### Collected material

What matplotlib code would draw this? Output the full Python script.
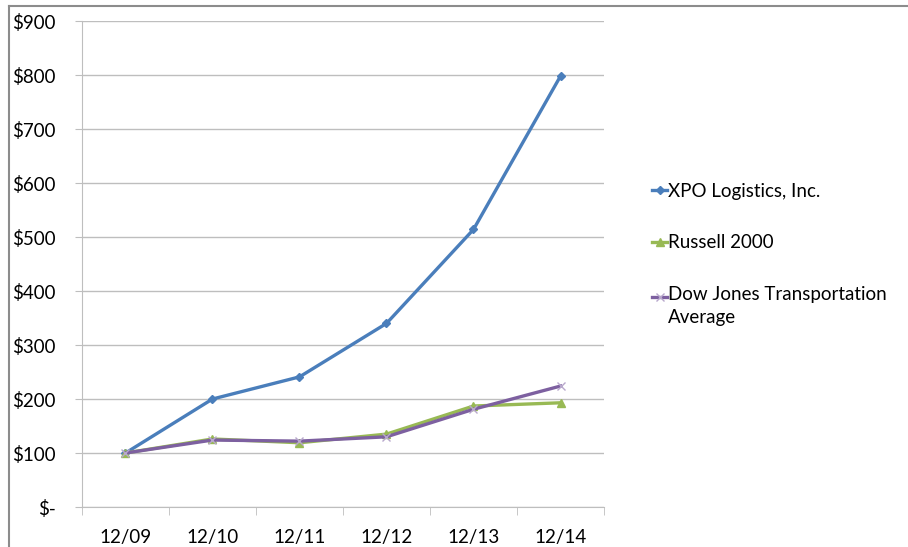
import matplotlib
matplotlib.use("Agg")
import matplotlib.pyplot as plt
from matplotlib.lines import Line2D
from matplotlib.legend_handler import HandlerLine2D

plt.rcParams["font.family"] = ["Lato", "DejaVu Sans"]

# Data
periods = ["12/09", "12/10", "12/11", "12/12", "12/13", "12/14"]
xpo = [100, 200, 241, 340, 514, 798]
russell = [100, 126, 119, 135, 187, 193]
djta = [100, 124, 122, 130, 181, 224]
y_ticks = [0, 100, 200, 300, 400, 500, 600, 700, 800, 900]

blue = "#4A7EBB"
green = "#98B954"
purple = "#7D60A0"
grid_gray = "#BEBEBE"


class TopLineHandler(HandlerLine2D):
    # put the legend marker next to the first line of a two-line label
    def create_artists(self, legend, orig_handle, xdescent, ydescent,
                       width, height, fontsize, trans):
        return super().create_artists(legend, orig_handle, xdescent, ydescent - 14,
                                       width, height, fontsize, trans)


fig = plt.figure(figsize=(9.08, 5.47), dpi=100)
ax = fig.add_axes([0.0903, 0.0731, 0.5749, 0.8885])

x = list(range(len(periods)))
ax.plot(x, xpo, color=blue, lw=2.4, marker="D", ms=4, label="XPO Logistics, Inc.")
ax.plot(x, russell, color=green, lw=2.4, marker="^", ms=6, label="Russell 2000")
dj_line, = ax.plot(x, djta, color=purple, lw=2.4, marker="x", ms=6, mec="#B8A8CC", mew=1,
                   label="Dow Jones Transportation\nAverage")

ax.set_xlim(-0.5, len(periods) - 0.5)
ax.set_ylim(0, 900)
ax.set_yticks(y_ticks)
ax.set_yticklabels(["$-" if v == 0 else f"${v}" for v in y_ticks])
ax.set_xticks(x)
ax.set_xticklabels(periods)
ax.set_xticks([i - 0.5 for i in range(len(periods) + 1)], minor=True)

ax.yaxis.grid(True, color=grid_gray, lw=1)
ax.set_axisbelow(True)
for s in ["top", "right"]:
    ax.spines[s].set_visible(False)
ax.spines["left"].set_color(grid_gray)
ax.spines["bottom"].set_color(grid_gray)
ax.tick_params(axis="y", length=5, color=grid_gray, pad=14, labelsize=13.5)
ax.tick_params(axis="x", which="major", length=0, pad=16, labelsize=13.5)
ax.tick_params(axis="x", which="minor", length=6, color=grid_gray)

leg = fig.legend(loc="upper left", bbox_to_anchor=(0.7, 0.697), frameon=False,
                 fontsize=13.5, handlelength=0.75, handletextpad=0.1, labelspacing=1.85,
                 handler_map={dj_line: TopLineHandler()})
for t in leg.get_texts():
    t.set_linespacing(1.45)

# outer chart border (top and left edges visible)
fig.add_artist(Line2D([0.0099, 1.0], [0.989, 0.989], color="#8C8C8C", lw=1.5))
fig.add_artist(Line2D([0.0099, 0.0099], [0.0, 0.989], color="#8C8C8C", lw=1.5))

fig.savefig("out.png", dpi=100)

######

Direction: Except for the pictures, print the data above exactly.

Expected answer:
What matplotlib code would draw this? Output the full Python script.
import matplotlib
matplotlib.use("Agg")
import matplotlib.pyplot as plt
from matplotlib.lines import Line2D
from matplotlib.legend_handler import HandlerLine2D

plt.rcParams["font.family"] = ["Lato", "DejaVu Sans"]

# Data
periods = ["12/09", "12/10", "12/11", "12/12", "12/13", "12/14"]
xpo = [100, 200, 241, 340, 514, 798]
russell = [100, 126, 119, 135, 187, 193]
djta = [100, 124, 122, 130, 181, 224]
y_ticks = [0, 100, 200, 300, 400, 500, 600, 700, 800, 900]

blue = "#4A7EBB"
green = "#98B954"
purple = "#7D60A0"
grid_gray = "#BEBEBE"


class TopLineHandler(HandlerLine2D):
    # put the legend marker next to the first line of a two-line label
    def create_artists(self, legend, orig_handle, xdescent, ydescent,
                       width, height, fontsize, trans):
        return super().create_artists(legend, orig_handle, xdescent, ydescent - 14,
                                       width, height, fontsize, trans)


fig = plt.figure(figsize=(9.08, 5.47), dpi=100)
ax = fig.add_axes([0.0903, 0.0731, 0.5749, 0.8885])

x = list(range(len(periods)))
ax.plot(x, xpo, color=blue, lw=2.4, marker="D", ms=4, label="XPO Logistics, Inc.")
ax.plot(x, russell, color=green, lw=2.4, marker="^", ms=6, label="Russell 2000")
dj_line, = ax.plot(x, djta, color=purple, lw=2.4, marker="x", ms=6, mec="#B8A8CC", mew=1,
                   label="Dow Jones Transportation\nAverage")

ax.set_xlim(-0.5, len(periods) - 0.5)
ax.set_ylim(0, 900)
ax.set_yticks(y_ticks)
ax.set_yticklabels(["$-" if v == 0 else f"${v}" for v in y_ticks])
ax.set_xticks(x)
ax.set_xticklabels(periods)
ax.set_xticks([i - 0.5 for i in range(len(periods) + 1)], minor=True)

ax.yaxis.grid(True, color=grid_gray, lw=1)
ax.set_axisbelow(True)
for s in ["top", "right"]:
    ax.spines[s].set_visible(False)
ax.spines["left"].set_color(grid_gray)
ax.spines["bottom"].set_color(grid_gray)
ax.tick_params(axis="y", length=5, color=grid_gray, pad=14, labelsize=13.5)
ax.tick_params(axis="x", which="major", length=0, pad=16, labelsize=13.5)
ax.tick_params(axis="x", which="minor", length=6, color=grid_gray)

leg = fig.legend(loc="upper left", bbox_to_anchor=(0.7, 0.697), frameon=False,
                 fontsize=13.5, handlelength=0.75, handletextpad=0.1, labelspacing=1.85,
                 handler_map={dj_line: TopLineHandler()})
for t in leg.get_texts():
    t.set_linespacing(1.45)

# outer chart border (top and left edges visible)
fig.add_artist(Line2D([0.0099, 1.0], [0.989, 0.989], color="#8C8C8C", lw=1.5))
fig.add_artist(Line2D([0.0099, 0.0099], [0.0, 0.989], color="#8C8C8C", lw=1.5))

fig.savefig("out.png", dpi=100)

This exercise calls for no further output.